That same day I continued down from Tamuraya and walked past Izumiya then just continued walking towards Uragara.
It was a nice day and I had time on my hands, as I left the houses in the village I walked into open countryside and just kept going.
Further on, to my right I came to the Nokyo auction site which was quiet that day. Attached to the site are several long, outdoor concrete ponds and an indoor Koi house which I had also assumed to be a part of the Nokyo.
I decided to walk over and see if any Koi were to be found.
The outside ponds contained many nissai in several varieties but most were high quality Shusui and very high quality Kin Matsuba which, by then, were hard to find.
I walked inside the Koi house to find four large ponds and two smaller ones. There must have been some 40 or so large Kohaku which looked very special as well as some beautiful Kin Matsuba up to 70cms.

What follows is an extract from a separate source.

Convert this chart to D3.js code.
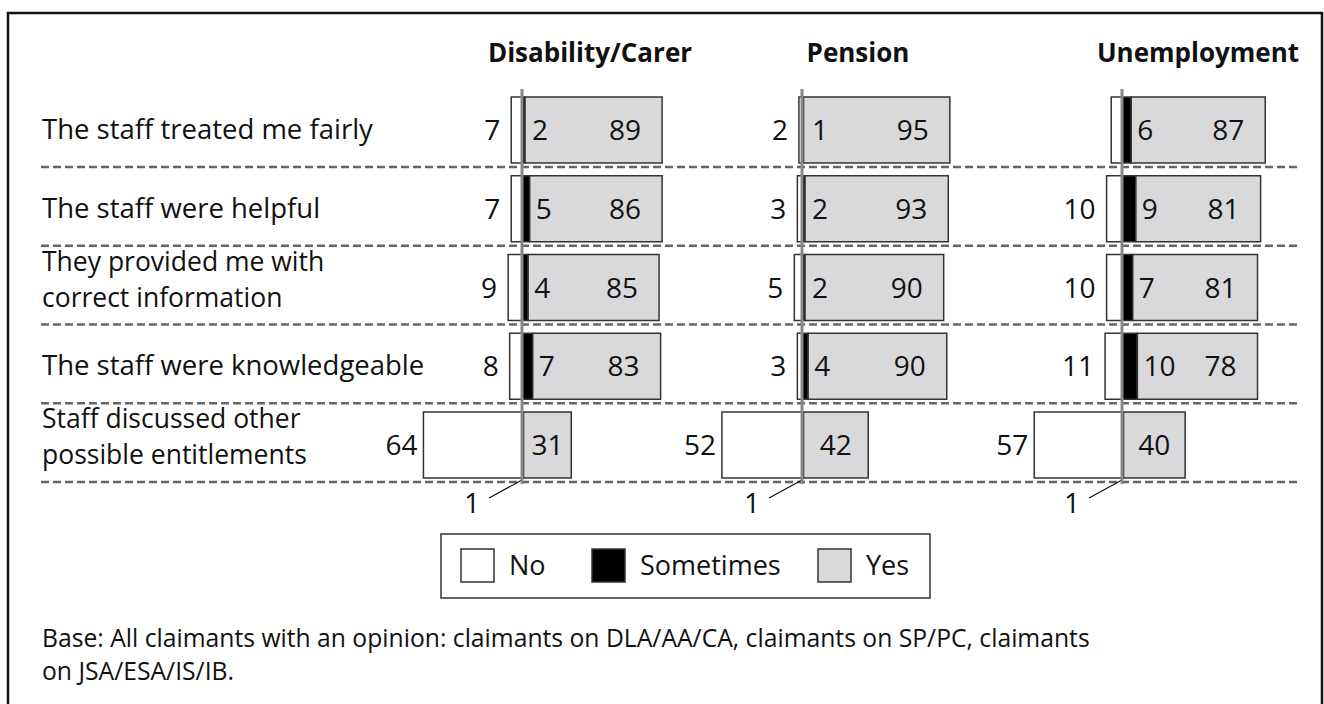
<!DOCTYPE html>
<html>
  <head>
    <script src="https://d3js.org/d3.v7.min.js"></script>
  </head>
  <style>
    body { margin: 0; background: #fff; }
    text { font-family: "Open Sans", sans-serif; fill: #111; }
  </style>
  <body>
    <svg width="1324" height="704"></svg>
    <script>
      // chart data
      var panels = ["Disability/Carer", "Pension", "Unemployment"];
      var statements = [
        ["The staff treated me fairly"],
        ["The staff were helpful"],
        ["They provided me with", "correct information"],
        ["The staff were knowledgeable"],
        ["Staff discussed other", "possible entitlements"],
      ];
      var categories = ["No", "Sometimes", "Yes"];

      var disabilityNo = [7, 7, 9, 8, 64];
      var disabilitySometimes = [2, 5, 4, 7, 1];
      var disabilityYes = [89, 86, 85, 83, 31];

      var pensionNo = [2, 3, 5, 3, 52];
      var pensionSometimes = [1, 2, 2, 4, 1];
      var pensionYes = [95, 93, 90, 90, 42];

      var unemploymentNo = [7, 10, 10, 11, 57];
      var unemploymentSometimes = [6, 9, 7, 10, 1];
      var unemploymentYes = [87, 81, 81, 78, 40];

      // the "No" value of unemployment / row 1 carries no label in the source
      var unlabelledNo = [[2, 0]];

      var footnote = [
        "Base: All claimants with an opinion: claimants on DLA/AA/CA, claimants on SP/PC, claimants",
        "on JSA/ESA/IS/IB.",
      ];

      var series = [
        [disabilityNo, disabilitySometimes, disabilityYes],
        [pensionNo, pensionSometimes, pensionYes],
        [unemploymentNo, unemploymentSometimes, unemploymentYes],
      ];

      var svg = d3.select("svg");
      var fill = { No: "#ffffff", Sometimes: "#000000", Yes: "#d9d9db" };
      var numSize = "28px";

      // outer frame
      svg
        .append("rect")
        .attr("x", 8)
        .attr("y", 13)
        .attr("width", 1314)
        .attr("height", 720)
        .attr("fill", "none")
        .attr("stroke", "#111")
        .attr("stroke-width", 2.5);

      // scales
      var zero = d3.scaleOrdinal().domain(panels).range([522, 802, 1122]);
      var headerX = [590, 858, 1198];
      var x = d3.scaleLinear().domain([0, 100]).range([0, 154]);
      var y = d3
        .scaleBand()
        .domain(d3.range(statements.length))
        .range([97, 478])
        .paddingInner(0.162);

      // headers
      svg
        .selectAll("text.header")
        .data(panels)
        .enter()
        .append("text")
        .attr("class", "header")
        .attr("x", function (d, i) {
          return headerX[i];
        })
        .attr("y", 62)
        .attr("text-anchor", "middle")
        .style("font-size", "26px")
        .style("font-weight", "bold")
        .text(function (d) {
          return d;
        });

      // row separators
      svg
        .selectAll("line.sep")
        .data(statements)
        .enter()
        .append("line")
        .attr("class", "sep")
        .attr("x1", 41)
        .attr("x2", 1298)
        .attr("y1", function (d, i) {
          return y(i) + y.bandwidth() + 4;
        })
        .attr("y2", function (d, i) {
          return y(i) + y.bandwidth() + 4;
        })
        .attr("stroke", "#666")
        .attr("stroke-width", 2.5)
        .attr("stroke-dasharray", "8,4");

      // row labels, one text per line
      statements.forEach(function (lines, i) {
        var cy = y(i) + y.bandwidth() / 2;
        lines.forEach(function (s, k) {
          var base =
            lines.length === 1 ? cy + 9 : cy + (k === 0 ? -17 : 19.2);
          svg
            .append("text")
            .attr("x", 42)
            .attr("y", base)
            .style("font-size", lines.length === 1 ? "27.5px" : "26.5px")
            .text(s);
        });
      });

      // bars
      panels.forEach(function (p, pi) {
        var z = zero(p);
        var g = svg.append("g");
        var no = series[pi][0],
          some = series[pi][1],
          yes = series[pi][2];

        statements.forEach(function (s, i) {
          var top = y(i),
            h = y.bandwidth(),
            cy = top + h / 2;
          var segs = [
            { cat: "No", x0: z - x(no[i]), w: x(no[i]) },
            { cat: "Sometimes", x0: z, w: x(some[i]) },
            { cat: "Yes", x0: z + x(some[i]), w: x(yes[i]) },
          ];
          g.selectAll(null)
            .data(segs)
            .enter()
            .append("rect")
            .attr("x", function (d) {
              return d.x0;
            })
            .attr("y", top)
            .attr("width", function (d) {
              return d.w;
            })
            .attr("height", h)
            .attr("fill", function (d) {
              return fill[d.cat];
            })
            .attr("stroke", "#333")
            .attr("stroke-width", 1.5);

          var last = i === statements.length - 1;
          var hideNo = unlabelledNo.some(function (u) {
            return u[0] === pi && u[1] === i;
          });

          // No label
          if (!hideNo) {
            g.append("text")
              .attr("x", z - x(no[i]) - (last ? 6 : 11))
              .attr("y", cy + 10)
              .attr("text-anchor", "end")
              .style("font-size", numSize)
              .text(no[i]);
          }

          if (!last) {
            // Sometimes label
            g.append("text")
              .attr("x", z + Math.max(x(some[i]), 4) + 6)
              .attr("y", cy + 10)
              .style("font-size", numSize)
              .text(some[i]);
            // Yes label
            g.append("text")
              .attr("x", z + x(some[i]) + x(yes[i]) - 21)
              .attr("y", cy + 10)
              .attr("text-anchor", "end")
              .style("font-size", numSize)
              .text(yes[i]);
          } else {
            g.append("text")
              .attr("x", z + x(some[i]) + x(yes[i]) / 2)
              .attr("y", cy + 10)
              .attr("text-anchor", "middle")
              .style("font-size", numSize)
              .text(yes[i]);
            // sometimes value with leader line
            var by = top + h + 2;
            g.append("line")
              .attr("x1", z)
              .attr("y1", by)
              .attr("x2", z - 33)
              .attr("y2", by + 18)
              .attr("stroke", "#111")
              .attr("stroke-width", 1.2);
            g.append("text")
              .attr("x", z - 50)
              .attr("y", by + 33)
              .attr("text-anchor", "middle")
              .style("font-size", numSize)
              .text(some[i]);
          }
        });

        // zero line
        g.append("line")
          .attr("x1", z)
          .attr("x2", z)
          .attr("y1", 89)
          .attr("y2", 484)
          .attr("stroke", "#888")
          .attr("stroke-width", 3);
      });

      // legend
      var leg = svg.append("g").attr("transform", "translate(441,534)");
      leg
        .append("rect")
        .attr("width", 489)
        .attr("height", 64)
        .attr("fill", "#fff")
        .attr("stroke", "#333")
        .attr("stroke-width", 1.5);
      var legX = [20, 151, 377];
      var item = leg
        .selectAll("g.item")
        .data(categories)
        .enter()
        .append("g")
        .attr("transform", function (d, i) {
          return "translate(" + legX[i] + ",15)";
        });
      item
        .append("rect")
        .attr("width", 33)
        .attr("height", 33)
        .attr("fill", function (d) {
          return fill[d];
        })
        .attr("stroke", "#333")
        .attr("stroke-width", 1.5);
      item
        .append("text")
        .attr("x", 48)
        .attr("y", 26)
        .style("font-size", "27px")
        .text(function (d) {
          return d;
        });

      // footnote
      svg
        .selectAll("text.foot")
        .data(footnote)
        .enter()
        .append("text")
        .attr("class", "foot")
        .attr("x", 42)
        .attr("y", function (d, i) {
          return 647 + i * 33;
        })
        .style("font-size", "24.7px")
        .text(function (d) {
          return d;
        });
    </script>
  </body>
</html>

I suppose that these should have been called ‘Orenji Kin Matsuba’ as opposed to the more common yellow ones that used to be widely produced.
As I was about to leave, a young guy came in and welcomed me. We both recognised each other and shook hands. His name was Hitoshi Mano.
Over the years I have bought some good Koi at this farm which, incidentally, has no business connections with the Nokyo other than it is right next to it.
To avoid confusion in Iwamagi where every breeder seems to have the surname Mano, most of the Yamakoshi breeders refer to this farm as ‘Tomezo’.
My first impressions – ‘yet another excellent breeder for my diary’.